Jeremy Corbyn is set to put education policy and his opposition to grammar schools squarely at the centre of his policies after winning the Labour leadership yesterday.
Mr Corbyn, who won over 60 per cent of the vote in yesterday’s leadership vote, has announced a campaign day against the government’s policy on grammar schools, due to take place on Saturday. Speaking after his victory, he said that Labour was going to “hit the streets united as a party”.
“I am calling on Labour Party members all over the country to join us in a national campaign for inclusive education next Saturday,” he said. “The Tories’ plans for grammar-school segregation of our children expose their divisive and damaging agenda for our country.”
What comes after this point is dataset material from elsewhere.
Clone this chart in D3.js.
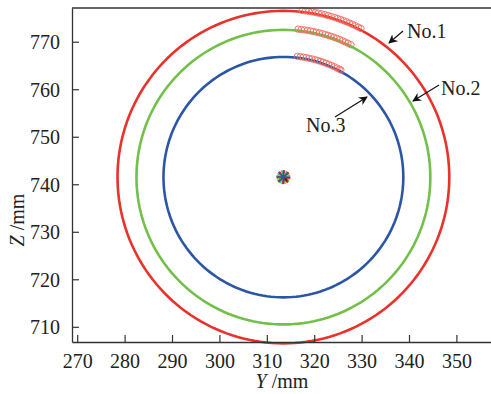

The Labour party leader has long been opposed to a selective education system, which he believes to be divisive to society, and earlier this year he outlined his plans for a National Education Service, which should be “every bit as vital and as free at the point of use as our NHS”. It was time to start putting the case for “investment in learning from cradle to grave”, he said.
His shadow education secretary, Angela Rayner - who, like Mr Corbyn, will speak at the Labour conference over the coming days - told TES this week that grammar schools were “not the answer”.
“The fundamental problem with grammar schools is that they create winners and losers,” she said. “I want to reach out to anybody who opposes them. We must defeat this, otherwise we let down a generation of children if we don’t.”